"Sora, tu é feminista?"

A sala de aula é um lugar surpreendente. Não pelas agruras e por todos os problemas que atuar no magistério têm ocupado nossas mentes, têm no enchido de incertezas. A sala de aula é surpreendente porque nos permite, em momentos completamente inesperados, discutir com os alunos temas e questionamentos que são contemporâneos, que embora tenham sido retirado de muitos planos municipais ou estaduais de educação, têm ocupado a cabeça deles.

Há alguns dias, em meio a uma aula de história, um pouco antes de iniciar o assunto programado para o dia, um aluno lança a seguinte pergunta: "Sora, tu é feminista?".
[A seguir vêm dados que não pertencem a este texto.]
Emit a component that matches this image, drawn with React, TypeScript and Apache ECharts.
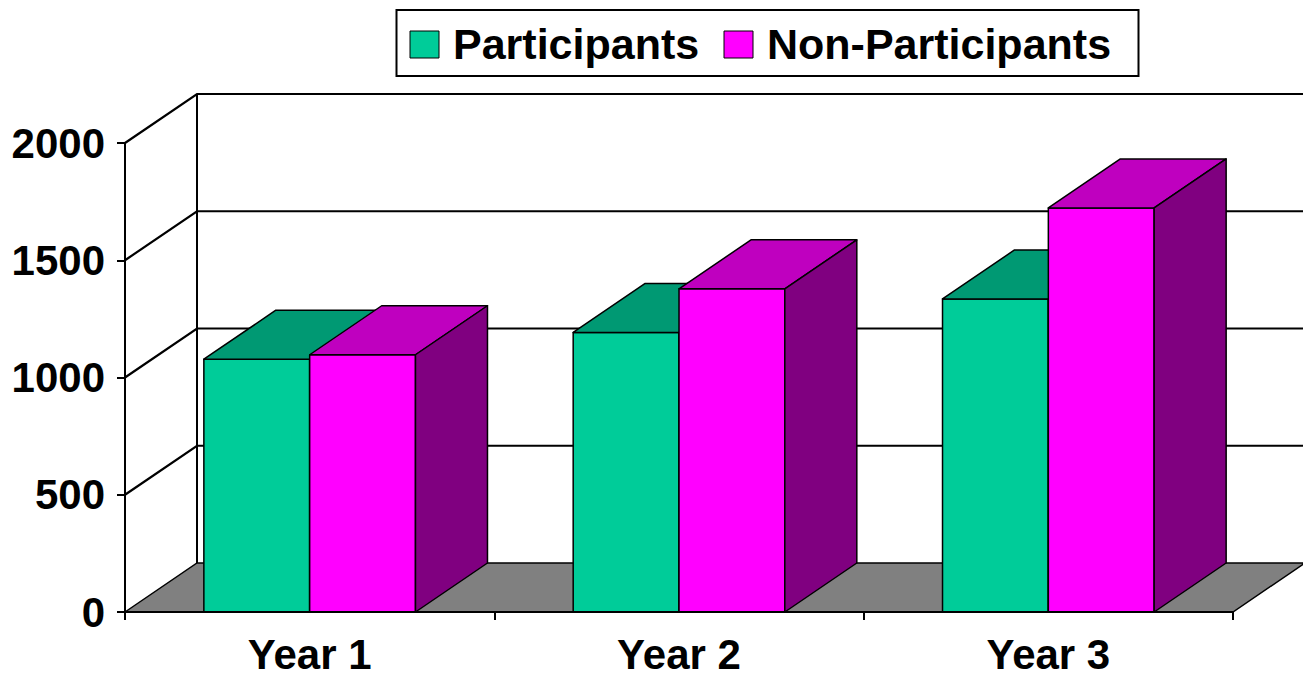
import React, { useEffect, useRef } from "react";
import * as echarts from "echarts";

const categories = ["Year 1", "Year 2", "Year 3"];
const participants = [1078, 1192, 1335];
const nonParticipants = [1097, 1378, 1723];
const seriesNames = ["Participants", "Non-Participants"];
const yTicks = [0, 500, 1000, 1500, 2000];

const DX = 72;
const DY = -49;
const BAR_RATIO = 0.2865;
const FONT = "'Liberation Sans', Arial, sans-serif";

const colorsP = { front: "#00CC99", top: "#009973", side: "#006650" };
const colorsN = { front: "#FF00FF", top: "#BF00BF", side: "#800080" };

function cubeRenderer(side: number, c: { front: string; top: string; side: string }) {
  return (params: any, api: any) => {
    const i = api.value(0);
    const v = api.value(1);
    const top = api.coord([i, v]);
    const base = api.coord([i, 0]);
    const cx = top[0];
    const yTop = top[1];
    const yBase = base[1];
    const bw = api.size([1, 0])[0] * BAR_RATIO;
    const x1 = side < 0 ? cx - bw : cx;
    const x2 = x1 + bw;
    const st = (fill: string) => ({ fill, stroke: "#000", lineWidth: 1.5, lineJoin: "round" });
    return {
      type: "group",
      children: [
        { type: "polygon", shape: { points: [[x1, yBase], [x2, yBase], [x2, yTop], [x1, yTop]] }, style: st(c.front) },
        { type: "polygon", shape: { points: [[x1, yTop], [x2, yTop], [x2 + DX, yTop + DY], [x1 + DX, yTop + DY]] }, style: st(c.top) },
        { type: "polygon", shape: { points: [[x2, yTop], [x2 + DX, yTop + DY], [x2 + DX, yBase + DY], [x2, yBase]] }, style: st(c.side) },
      ],
    };
  };
}

export default function App() {
  const ref = useRef<HTMLDivElement>(null);
  useEffect(() => {
    if (!ref.current) return;
    const chart = echarts.init(ref.current, undefined, { renderer: "svg" });
    const axisText = { fontFamily: FONT, fontWeight: "bold", fontSize: 42, color: "#000" };
    chart.setOption({
      animation: false,
      backgroundColor: "#fff",
      grid: { left: 125, right: 70, top: 143, bottom: 65, containLabel: false },
      xAxis: {
        type: "category",
        data: categories,
        z: 5,
        axisLine: { show: true, lineStyle: { color: "#000", width: 2 } },
        axisTick: { show: true, length: 8, lineStyle: { color: "#000", width: 2 } },
        axisLabel: { ...axisText, margin: 42, verticalAlign: "middle", lineHeight: 30 },
        splitLine: { show: false },
      },
      yAxis: {
        type: "value",
        min: 0,
        max: 2000,
        interval: 500,
        z: 5,
        axisLine: { show: true, lineStyle: { color: "#000", width: 2 } },
        axisTick: { show: true, length: 8, lineStyle: { color: "#000", width: 2 } },
        axisLabel: { ...axisText, margin: 20, formatter: (v: number) => String(v) },
        splitLine: { show: false },
      },
      series: [
        {
          type: "custom",
          name: "frame",
          z: 1,
          silent: true,
          data: [[0, yTicks[yTicks.length - 1]]],
          renderItem: (params: any, api: any) => {
            const cs = params.coordSys;
            const x0 = cs.x;
            const w = cs.width;
            const yb = api.coord([0, yTicks[0]])[1];
            const yt = api.coord([0, api.value(1)])[1];
            return {
              type: "group",
              children: [
                {
                  type: "polygon",
                  shape: { points: [[x0, yb], [x0 + DX, yb + DY], [x0 + w + DX, yb + DY], [x0 + w, yb]] },
                  style: { fill: "#808080", stroke: "#000", lineWidth: 1.5 },
                },
                {
                  type: "line",
                  shape: { x1: x0 + DX, y1: yt + DY, x2: x0 + DX, y2: yb + DY },
                  style: { stroke: "#000", lineWidth: 2 },
                },
              ],
            };
          },
        },
        {
          type: "custom",
          name: "gridlines",
          z: 1,
          silent: true,
          data: yTicks.filter((v) => v > 0).map((v) => [0, v]),
          renderItem: (params: any, api: any) => {
            const cs = params.coordSys;
            const x0 = cs.x;
            const w = cs.width;
            const y = api.coord([0, api.value(1)])[1];
            return {
              type: "polyline",
              shape: { points: [[x0, y], [x0 + DX, y + DY], [x0 + w + DX + 20, y + DY]] },
              style: { stroke: "#000", lineWidth: 2.2, fill: "none" },
            };
          },
        },
        {
          type: "custom",
          name: seriesNames[0],
          z: 2,
          data: participants.map((v, i) => [i, v]),
          itemStyle: { color: colorsP.front },
          renderItem: cubeRenderer(-1, colorsP),
        },
        {
          type: "custom",
          name: seriesNames[1],
          z: 2,
          data: nonParticipants.map((v, i) => [i, v]),
          itemStyle: { color: colorsN.front },
          renderItem: cubeRenderer(1, colorsN),
        },
      ],
      graphic: [
        {
          type: "rect",
          z: 10,
          shape: { x: 396.5, y: 10, width: 742, height: 66 },
          style: { fill: "#fff", stroke: "#000", lineWidth: 2 },
        },
        {
          type: "rect",
          z: 11,
          shape: { x: 410, y: 31, width: 29, height: 27 },
          style: { fill: colorsP.front, stroke: "#000", lineWidth: 1 },
        },
        {
          type: "text",
          z: 11,
          x: 453,
          y: 43.6,
          style: { text: seriesNames[0], fontFamily: FONT, fontWeight: "bold", fontSize: 43, fill: "#000", verticalAlign: "middle", align: "left" },
        },
        {
          type: "rect",
          z: 11,
          shape: { x: 724, y: 31, width: 29, height: 27 },
          style: { fill: colorsN.front, stroke: "#000", lineWidth: 1 },
        },
        {
          type: "text",
          z: 11,
          x: 767,
          y: 43.6,
          style: { text: seriesNames[1], fontFamily: FONT, fontWeight: "bold", fontSize: 43, fill: "#000", verticalAlign: "middle", align: "left" },
        },
      ],
    });
    return () => chart.dispose();
  }, []);
  return <div ref={ref} style={{ position: "absolute", left: 0, top: 0, width: 1303, height: 677 }} />;
}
Respondi com outra pergunta: vocês sabem o que é ser feminista? O tempo passou e a sensação causada pela pergunta pode ser descrita pela imagem abaixo



Um silêncio sepulcral tomou conta da turma. Ninguém sabia responder à questão. Ao invés de ficar discursando sobre o feminismo, achei que seria bom pararmos para pensar em questões sobre as quais pouco se discute na escola e os meninos pouco pensam. Respondi da seguinte forma:

- Sou feminista quando defendo que homens e mulheres devem receber a mesma remuneração quando executam o mesmo trabalho;
- Sou feminista quando defendo que desejo que minha filha possa andar sozinha na rua sem ter que pensar se é seguro ou não se manter na mesma calçada ao passar por um homem;
- Sou feminista quando defendo que termos xulos e grosserias ditas por homens como se fossem o equivalente a elogios não passam de grosserias e termos xulos;
- Sou feminista quando não aceito que a expressão "eu te estupraria" possa ser aceita como um elogio;
- Sou feminista quando defendo que quando a mulher diz não, isso realmente significa não. O contrário da crença infundada de que quando dizemos não, queremos dizer sim;
- Sou feminista quando defendo que tarefas domésticas devem ser realizadas por todos que moram na casa, e não apenas pelas mulheres, pois todos vivem e dividem o mesmo lugar. Ser mulher não é prerrogativa para carregar a casa e os serviços domésticos nas costas;
- Sou feminista quando defendo que a vítima de estupro é vítima, não culpada, pois nada justifica a violência (roupa, local, postura);
- Sou feminista quando defendo um mundo onde as meninas possam se sentir seguras num campus universitário sem precisar criar um app de botão de segurança quando se sentirem em situação de risco.

Talvez partir de temas do cotidiano, sob o ponto de vista de uma mulher, possa ter tido um efeito mais prático para os alunos do que um discurso feminista. Muitos deles têm irmãs, mas nunca pararam para se colocar no lugar delas e nem pensaram em como elas se sentiriam ao ouvirem as coisas que muitos deles falam para as meninas. Se foi o melhor caminho? Não sei. Acho que foi uma questão de oportunidade - e que, como se diz aqui no sul, "não de pode deixar um cavalo encilhado passar sem se montar". Montei. E a conversa com eles foi ótima. Não foi polêmica, não gerou brigas, contou com a fala de meninos e de meninas.

Até que veio a pergunta: "o que é machismo?"...  Mas este é um assunto que terá espaço em um outro post,

O fato é que, mesmo com as mazelas que atingem o megistério nos dias atuais (e a nossa preocupação com o futuro da profissão), a sala de aula nos permite vivenciar experiências únicas, como a discussão que se sucedeu após a pergunta de um aluno. Que lugar poderia propiciar um diálogo como esse?